── PROVIDED DATA ──

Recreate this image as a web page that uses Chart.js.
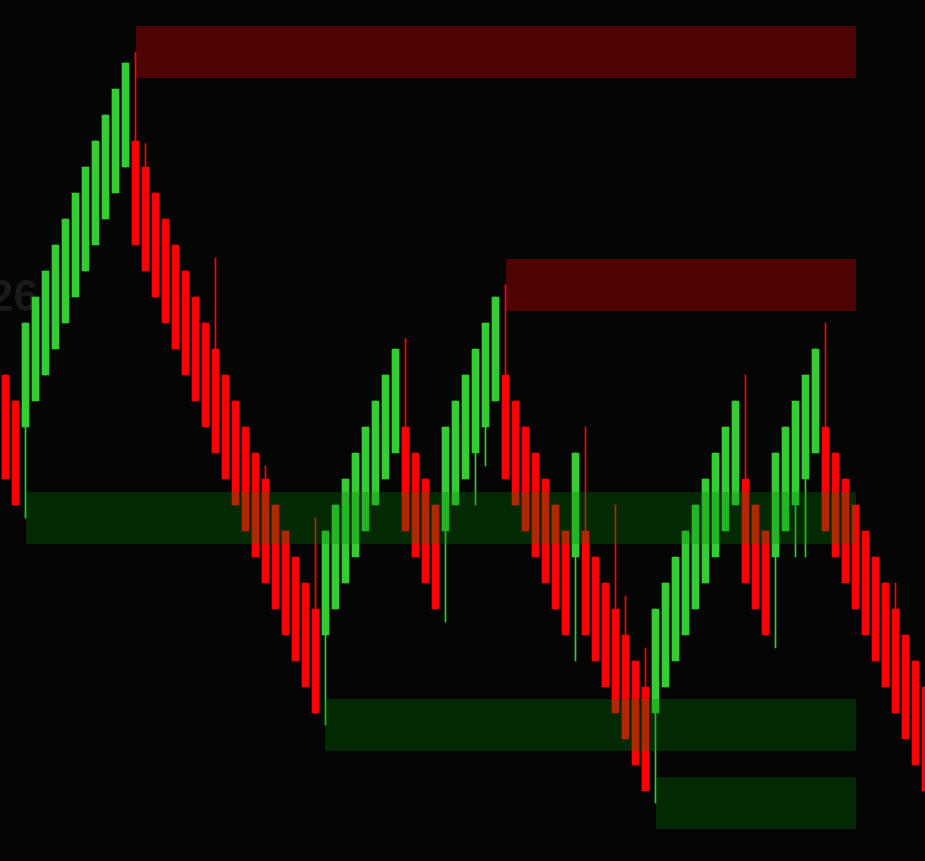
<!doctype html>
<html lang="en">
  <head>
    <meta charset="utf-8">
    <title>Renko bars with supply / demand zones</title>
    <style>
      * {
        margin: 0;
        padding: 0;
      }
      body {
        background: #040404;
      }
      .chartBox {
        width: 925px;
        height: 861px;
      }
    </style>
  </head>
  <body>
    <div class="chartBox">
      <canvas id="myChart"></canvas>
    </div>
    <script src="https://cdn.jsdelivr.net/npm/chart.js"></script>
    <script>
    // setup - one entry per bar (price in brick units)
    const opens = [19, 18, 17, 18, 19, 20, 21, 22, 23, 24, 25, 26, 27, 28, 27, 26, 25, 24, 23, 22,
      21, 20, 19, 18, 17, 16, 15, 14, 13, 12, 11, 10, 9, 10, 11, 12, 13, 14, 15, 16,
      17, 16, 15, 14, 13, 14, 15, 16, 17, 18, 19, 18, 17, 16, 15, 14, 13, 12, 13, 12,
      11, 10, 9, 8, 7, 6, 7, 8, 9, 10, 11, 12, 13, 14, 15, 14, 13, 12, 13, 14,
      15, 16, 17, 16, 15, 14, 13, 12, 11, 10, 9, 8, 7];
    const closes = [15, 14, 21, 22, 23, 24, 25, 26, 27, 28, 29, 30, 31, 24, 23, 22, 21, 20, 19, 18,
      17, 16, 15, 14, 13, 12, 11, 10, 9, 8, 7, 6, 13, 14, 15, 16, 17, 18, 19, 20,
      13, 12, 11, 10, 17, 18, 19, 20, 21, 22, 15, 14, 13, 12, 11, 10, 9, 16, 9, 8,
      7, 6, 5, 4, 3, 10, 11, 12, 13, 14, 15, 16, 17, 18, 11, 10, 9, 16, 17, 18,
      19, 20, 13, 12, 11, 10, 9, 8, 7, 6, 5, 4, 3];
    const highs = [19, 18, 21, 22, 23, 24, 25, 26, 27, 28, 29, 30, 31, 31.42, 27.9, 26, 25, 24, 23, 22,
      21, 23.5, 19, 18, 17, 16, 15.5, 14, 13, 12, 11, 13.5, 13, 14, 15, 16, 17, 18, 19, 20,
      20.4, 16, 15, 14, 17, 18, 19, 20, 21, 22, 22.46, 18, 17, 16, 15, 14, 13, 16, 17, 12,
      11, 14, 10.5, 8, 8.5, 10, 11, 12, 13, 14, 15, 16, 17, 18, 19, 14, 13, 16, 17, 18,
      19, 20, 21, 16, 15, 14, 13, 12, 11, 11, 9, 8, 7];
    const lows = [15, 14, 13.5, 18, 19, 20, 21, 22, 23, 24, 25, 26, 27, 24, 23, 22, 21, 20, 19, 18,
      17, 16, 15, 14, 13, 12, 11, 10, 9, 8, 7, 6, 5.54, 10, 11, 12, 13, 14, 15, 16,
      13, 12, 11, 10, 9.5, 14, 15, 14, 15.5, 18, 15, 14, 13, 12, 11, 10, 9, 8, 9, 8,
      7, 6, 5, 4, 3, 2.54, 7, 8, 9, 10, 11, 12, 13, 14, 11, 10, 9, 8.5, 13, 12,
      12, 16, 13, 12, 11, 10, 9, 8, 7, 6, 5, 4, 3];

    // zones: first bar, top, bottom, kind
    const zoneStart = [13, 50, 2, 32, 65];
    const zoneEnd = 85.05;
    const zoneTop = [32.42, 23.46, 14.5, 6.54, 3.54];
    const zoneBottom = [30.42, 21.46, 12.5, 4.54, 1.54];
    const zoneKind = ['supply', 'supply', 'demand', 'demand', 'demand'];

    const watermark = '26';

    const UP = 'rgb(50, 205, 50)';
    const DOWN = 'rgb(255, 0, 0)';
    const barColors = opens.map((o, i) => closes[i] >= o ? UP : DOWN);

    const bodies = opens.map((o, i) => ({ x: i, y: [o, closes[i]] }));
    const wicks = highs.map((h, i) => ({ x: i, y: [lows[i], h] }));

    const data = {
      datasets: [{
        label: 'body',
        data: bodies,
        backgroundColor: barColors,
        borderWidth: 0,
        barThickness: 7,
        grouped: false,
        order: 1
      }, {
        label: 'wick',
        data: wicks,
        backgroundColor: barColors,
        borderWidth: 0,
        barThickness: 1,
        grouped: false,
        order: 2
      }]
    };

    // background + watermark underneath the bars
    const backdrop = {
      id: 'backdrop',
      beforeDraw(chart) {
        const { ctx, width, height } = chart;
        ctx.save();
        ctx.fillStyle = '#040404';
        ctx.fillRect(0, 0, width, height);
        ctx.restore();
      },
      beforeDatasetsDraw(chart) {
        const ctx = chart.ctx;
        ctx.save();
        ctx.fillStyle = '#1a1a1a';
        ctx.font = 'bold 44px "Liberation Sans", Arial, sans-serif';
        ctx.textAlign = 'right';
        ctx.textBaseline = 'alphabetic';
        ctx.fillText(watermark, 38, 311);
        ctx.restore();
      }
    };

    // zones are laid over the bars, semi transparent
    const zones = {
      id: 'zones',
      afterDatasetsDraw(chart) {
        const { ctx, scales: { x, y } } = chart;
        ctx.save();
        zoneStart.forEach((s, i) => {
          const left = Math.round(x.getPixelForValue(s));
          const right = Math.round(x.getPixelForValue(zoneEnd));
          const top = Math.round(y.getPixelForValue(zoneTop[i]));
          const bottom = Math.round(y.getPixelForValue(zoneBottom[i]));
          ctx.fillStyle = zoneKind[i] === 'supply' ? 'rgba(255, 0, 0, 0.3)' : 'rgba(0, 128, 0, 0.3)';
          ctx.fillRect(left, top, right - left, bottom - top);
        });
        ctx.restore();
      }
    };

    // config
    const config = {
      type: 'bar',
      data,
      options: {
        responsive: true,
        maintainAspectRatio: false,
        animation: false,
        layout: { padding: 0 },
        plugins: {
          legend: { display: false },
          tooltip: { enabled: false }
        },
        scales: {
          x: {
            type: 'linear',
            display: false,
            offset: false,
            min: -0.55,
            max: 91.95
          },
          y: {
            display: false,
            min: 0.3077,
            max: 33.4231
          }
        }
      },
      plugins: [backdrop, zones]
    };

    const myChart = new Chart(
      document.getElementById('myChart'),
      config
    );
    </script>
  </body>
</html>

───

**TASK TO CARRY OUT**
The listing above needs to be output again exactly. Don't include the pictures.

**RESULT OF THIS TASK**
Recreate this image as a web page that uses Chart.js.
<!doctype html>
<html lang="en">
  <head>
    <meta charset="utf-8">
    <title>Renko bars with supply / demand zones</title>
    <style>
      * {
        margin: 0;
        padding: 0;
      }
      body {
        background: #040404;
      }
      .chartBox {
        width: 925px;
        height: 861px;
      }
    </style>
  </head>
  <body>
    <div class="chartBox">
      <canvas id="myChart"></canvas>
    </div>
    <script src="https://cdn.jsdelivr.net/npm/chart.js"></script>
    <script>
    // setup - one entry per bar (price in brick units)
    const opens = [19, 18, 17, 18, 19, 20, 21, 22, 23, 24, 25, 26, 27, 28, 27, 26, 25, 24, 23, 22,
      21, 20, 19, 18, 17, 16, 15, 14, 13, 12, 11, 10, 9, 10, 11, 12, 13, 14, 15, 16,
      17, 16, 15, 14, 13, 14, 15, 16, 17, 18, 19, 18, 17, 16, 15, 14, 13, 12, 13, 12,
      11, 10, 9, 8, 7, 6, 7, 8, 9, 10, 11, 12, 13, 14, 15, 14, 13, 12, 13, 14,
      15, 16, 17, 16, 15, 14, 13, 12, 11, 10, 9, 8, 7];
    const closes = [15, 14, 21, 22, 23, 24, 25, 26, 27, 28, 29, 30, 31, 24, 23, 22, 21, 20, 19, 18,
      17, 16, 15, 14, 13, 12, 11, 10, 9, 8, 7, 6, 13, 14, 15, 16, 17, 18, 19, 20,
      13, 12, 11, 10, 17, 18, 19, 20, 21, 22, 15, 14, 13, 12, 11, 10, 9, 16, 9, 8,
      7, 6, 5, 4, 3, 10, 11, 12, 13, 14, 15, 16, 17, 18, 11, 10, 9, 16, 17, 18,
      19, 20, 13, 12, 11, 10, 9, 8, 7, 6, 5, 4, 3];
    const highs = [19, 18, 21, 22, 23, 24, 25, 26, 27, 28, 29, 30, 31, 31.42, 27.9, 26, 25, 24, 23, 22,
      21, 23.5, 19, 18, 17, 16, 15.5, 14, 13, 12, 11, 13.5, 13, 14, 15, 16, 17, 18, 19, 20,
      20.4, 16, 15, 14, 17, 18, 19, 20, 21, 22, 22.46, 18, 17, 16, 15, 14, 13, 16, 17, 12,
      11, 14, 10.5, 8, 8.5, 10, 11, 12, 13, 14, 15, 16, 17, 18, 19, 14, 13, 16, 17, 18,
      19, 20, 21, 16, 15, 14, 13, 12, 11, 11, 9, 8, 7];
    const lows = [15, 14, 13.5, 18, 19, 20, 21, 22, 23, 24, 25, 26, 27, 24, 23, 22, 21, 20, 19, 18,
      17, 16, 15, 14, 13, 12, 11, 10, 9, 8, 7, 6, 5.54, 10, 11, 12, 13, 14, 15, 16,
      13, 12, 11, 10, 9.5, 14, 15, 14, 15.5, 18, 15, 14, 13, 12, 11, 10, 9, 8, 9, 8,
      7, 6, 5, 4, 3, 2.54, 7, 8, 9, 10, 11, 12, 13, 14, 11, 10, 9, 8.5, 13, 12,
      12, 16, 13, 12, 11, 10, 9, 8, 7, 6, 5, 4, 3];

    // zones: first bar, top, bottom, kind
    const zoneStart = [13, 50, 2, 32, 65];
    const zoneEnd = 85.05;
    const zoneTop = [32.42, 23.46, 14.5, 6.54, 3.54];
    const zoneBottom = [30.42, 21.46, 12.5, 4.54, 1.54];
    const zoneKind = ['supply', 'supply', 'demand', 'demand', 'demand'];

    const watermark = '26';

    const UP = 'rgb(50, 205, 50)';
    const DOWN = 'rgb(255, 0, 0)';
    const barColors = opens.map((o, i) => closes[i] >= o ? UP : DOWN);

    const bodies = opens.map((o, i) => ({ x: i, y: [o, closes[i]] }));
    const wicks = highs.map((h, i) => ({ x: i, y: [lows[i], h] }));

    const data = {
      datasets: [{
        label: 'body',
        data: bodies,
        backgroundColor: barColors,
        borderWidth: 0,
        barThickness: 7,
        grouped: false,
        order: 1
      }, {
        label: 'wick',
        data: wicks,
        backgroundColor: barColors,
        borderWidth: 0,
        barThickness: 1,
        grouped: false,
        order: 2
      }]
    };

    // background + watermark underneath the bars
    const backdrop = {
      id: 'backdrop',
      beforeDraw(chart) {
        const { ctx, width, height } = chart;
        ctx.save();
        ctx.fillStyle = '#040404';
        ctx.fillRect(0, 0, width, height);
        ctx.restore();
      },
      beforeDatasetsDraw(chart) {
        const ctx = chart.ctx;
        ctx.save();
        ctx.fillStyle = '#1a1a1a';
        ctx.font = 'bold 44px "Liberation Sans", Arial, sans-serif';
        ctx.textAlign = 'right';
        ctx.textBaseline = 'alphabetic';
        ctx.fillText(watermark, 38, 311);
        ctx.restore();
      }
    };

    // zones are laid over the bars, semi transparent
    const zones = {
      id: 'zones',
      afterDatasetsDraw(chart) {
        const { ctx, scales: { x, y } } = chart;
        ctx.save();
        zoneStart.forEach((s, i) => {
          const left = Math.round(x.getPixelForValue(s));
          const right = Math.round(x.getPixelForValue(zoneEnd));
          const top = Math.round(y.getPixelForValue(zoneTop[i]));
          const bottom = Math.round(y.getPixelForValue(zoneBottom[i]));
          ctx.fillStyle = zoneKind[i] === 'supply' ? 'rgba(255, 0, 0, 0.3)' : 'rgba(0, 128, 0, 0.3)';
          ctx.fillRect(left, top, right - left, bottom - top);
        });
        ctx.restore();
      }
    };

    // config
    const config = {
      type: 'bar',
      data,
      options: {
        responsive: true,
        maintainAspectRatio: false,
        animation: false,
        layout: { padding: 0 },
        plugins: {
          legend: { display: false },
          tooltip: { enabled: false }
        },
        scales: {
          x: {
            type: 'linear',
            display: false,
            offset: false,
            min: -0.55,
            max: 91.95
          },
          y: {
            display: false,
            min: 0.3077,
            max: 33.4231
          }
        }
      },
      plugins: [backdrop, zones]
    };

    const myChart = new Chart(
      document.getElementById('myChart'),
      config
    );
    </script>
  </body>
</html>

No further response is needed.